When an Armenian craftsmen, who has actively produced for the last 40 years in my neighborhood, offered me and my friend his small workshop space on a top floor for us to continue our research-based art and design activities, I had in mind the speed urban transformation process currently happening in Istanbul and the question of …until when we may all resist, with our DIY, collective and shared space practice. Sharing the trans-local practices, finding other ways of collaboration, and disseminating knowledge in art and design are the most important and needed practices today in our cities. As global cities experience continuous transformation into neoliberal architectural and urban production, the cultural production of the city becomes a tool to face this change. The existence and the role of artist-run spaces and related art initiatives in these cities become more important, in order not to depend on the rising art markets or the privatization of the city. Cultural policy is becoming simply a tool for the neoliberal municipal governmentality, in which the constellations of the cultural infrastructures are re-organized. Establishing and sustaining local initiatives that have an expanding rhizomatic network reproduces local dynamics. Emancipatory practices are becoming more and more important in these contemporary urban conditions.
Arrow Factory signals the creation of a new community, not only inside their neighborhood circle but also in a trans-local circle. Local people, artists, international visiting artists, other artist-run spaces from different parts of the world have found in Arrow Factory perspective and ideas. The book surveys the art projects and events that took place at Arrow Factory, and interviews city dwellers that follow and collaborate with the small hutong. Artist and critic Kenneth Lum discusses and illustrates the Arrow Factory space through the lens of the transformation of the typical Chinese hutong storefront space, traditionally a shared and collective space. Lum's perspective shows how collective and shared spaces with a traditional social past are changing in the midst of current urban and cultural transformation.

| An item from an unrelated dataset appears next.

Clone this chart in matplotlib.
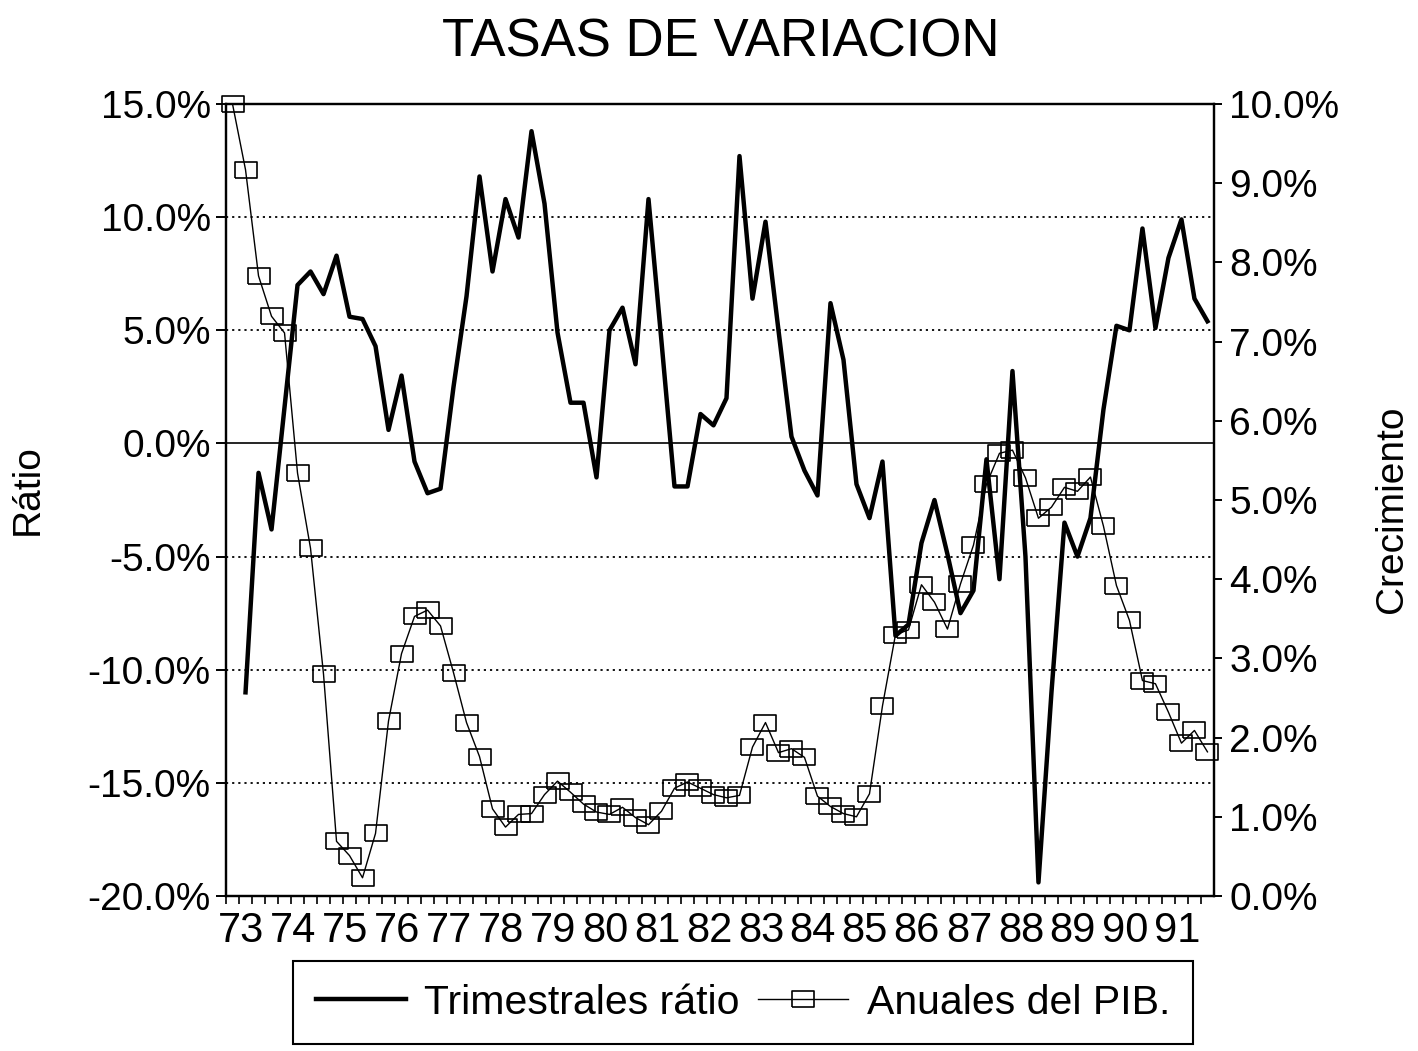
import numpy as np
import matplotlib
matplotlib.use("Agg")
import matplotlib.pyplot as plt
from matplotlib.lines import Line2D

plt.rcParams['font.family'] = ['Liberation Sans', 'DejaVu Sans']

# quarterly data, 1973 Q1 .. 1991 Q4
years = list(range(73, 92))

# Anuales del PIB. (right axis, %)
anuales = [10.0, 9.17, 7.83, 7.32, 7.11, 5.34, 4.39, 2.80, 0.69, 0.51,
           0.23, 0.79, 2.21, 3.06, 3.53, 3.61, 3.41, 2.82, 2.19, 1.76,
           1.10, 0.87, 1.03, 1.04, 1.28, 1.45, 1.31, 1.16, 1.06, 1.03,
           1.12, 0.99, 0.90, 1.07, 1.36, 1.44, 1.36, 1.28, 1.24, 1.27,
           1.88, 2.19, 1.81, 1.86, 1.75, 1.26, 1.13, 1.04, 1.00, 1.29,
           2.40, 3.30, 3.36, 3.93, 3.71, 3.37, 3.94, 4.43, 5.20, 5.59,
           5.63, 5.28, 4.77, 4.91, 5.16, 5.11, 5.29, 4.67, 3.92, 3.48,
           2.72, 2.68, 2.32, 1.93, 2.09, 1.82]

# Trimestrales ratio (left axis, %), starts 1973 Q2
trimestrales = [-11.0, -1.3, -3.8, 1.6, 7.0, 7.6, 6.6, 8.3, 5.6, 5.5,
                4.3, 0.6, 3.0, -0.8, -2.2, -2.0, 2.5, 6.5, 11.8, 7.6,
                10.8, 9.1, 13.8, 10.6, 4.9, 1.8, 1.8, -1.5, 5.0, 6.0,
                3.5, 10.8, 4.5, -1.9, -1.9, 1.3, 0.8, 2.0, 12.7, 6.4,
                9.8, 5.0, 0.3, -1.2, -2.3, 6.2, 3.7, -1.8, -3.3, -0.8,
                -8.5, -8.0, -4.4, -2.5, -4.9, -7.5, -6.5, -0.7, -6.0, 3.2,
                -5.0, -19.4, -11.0, -3.5, -5.0, -3.3, 1.5, 5.2, 5.0, 9.5,
                5.1, 8.2, 9.9, 6.4, 5.4]

left_ticks = [15, 10, 5, 0, -5, -10, -15, -20]
right_ticks = list(range(0, 11))

x = np.arange(len(anuales))

fig = plt.figure(figsize=(14.18, 10.51), dpi=100)
ax = fig.add_axes([0.1594, 0.1475, 0.6967, 0.7535])
ax2 = ax.twinx()
ax.set_zorder(ax2.get_zorder() + 1)
ax.patch.set_visible(False)

# grid
for v in left_ticks[1:-1]:
    if v == 0:
        ax.axhline(v, color='black', lw=1.2, zorder=1)
    else:
        ax.axhline(v, color='black', lw=1.3, ls=(0, (1.2, 2.2)), zorder=1)

ax.plot(x[1:], trimestrales, color='black', lw=3.2, zorder=3)

rect = [(-1.3, -1), (1.3, -1), (1.3, 1), (-1.3, 1), (-1.3, -1)]
ax2.plot(x, anuales, color='black', lw=1.0, marker=rect, ms=15.5,
         mfc='none', mec='black', mew=1.2, clip_on=False)

ax.set_xlim(-0.5, 75.5)
ax.set_ylim(-20, 15)
ax2.set_ylim(0, 10)

ax.set_yticks(left_ticks)
ax.set_yticklabels([f"{v:.1f}%" for v in left_ticks])
ax2.set_yticks(right_ticks)
ax2.set_yticklabels([f"{v:.1f}%" for v in right_ticks])

ax.set_xticks(np.arange(76) - 0.5)
ax.set_xticklabels([])
ax.set_xticks([4 * j + 0.65 for j in range(len(years))], minor=True)
ax.set_xticklabels([str(y) for y in years], minor=True, fontsize=30)

ax.tick_params(axis='x', which='major', direction='out', length=6, width=1.2)
ax.tick_params(axis='x', which='minor', length=0, pad=11)
ax.tick_params(axis='y', direction='out', length=7, width=1.4, pad=4,
               labelsize=28)
ax2.tick_params(axis='y', direction='out', length=6, width=1.4, pad=5,
                labelsize=28)

for a in (ax, ax2):
    for s in a.spines.values():
        s.set_linewidth(1.6)
        s.set_color('black')

fig.text(0.508, 0.960, 'TASAS DE VARIACION', ha='center', va='center',
         fontsize=38)
fig.text(0.0197, 0.534, 'Rátio', rotation=90, ha='center', va='center',
         fontsize=28)
fig.text(0.982, 0.515, 'Crecimiento', rotation=90, ha='center', va='center',
         fontsize=28)

handles = [
    Line2D([], [], color='black', lw=3.2),
    Line2D([], [], color='black', lw=1.0, marker=rect, ms=15.5,
           mfc='none', mec='black', mew=1.2),
]
leg = fig.legend(handles, ['Trimestrales rátio', 'Anuales del PIB.'],
                 loc='center', bbox_to_anchor=(0.524, 0.046), ncol=2,
                 fontsize=29.5, frameon=True, fancybox=False, framealpha=1,
                 edgecolor='black', handlelength=2.2, handletextpad=0.45,
                 columnspacing=0.45, borderpad=0.55, numpoints=1)
leg.get_frame().set_linewidth(1.5)

fig.savefig('out.png', dpi=100)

Sharing the trans-local practices, finding other ways of collaboration, and disseminating knowledge in art and design are the most important and needed practices today in our cities
3 Years: Arrow Factory reveals, in the local area of 38 Jianchang Hutong and in Arrow Factory's practice, more than just a neighborhood engagement project or a socially-engaged art practice; an "urban place" producing trans-local objects and networks, dissemination and knowledge of urban everyday life.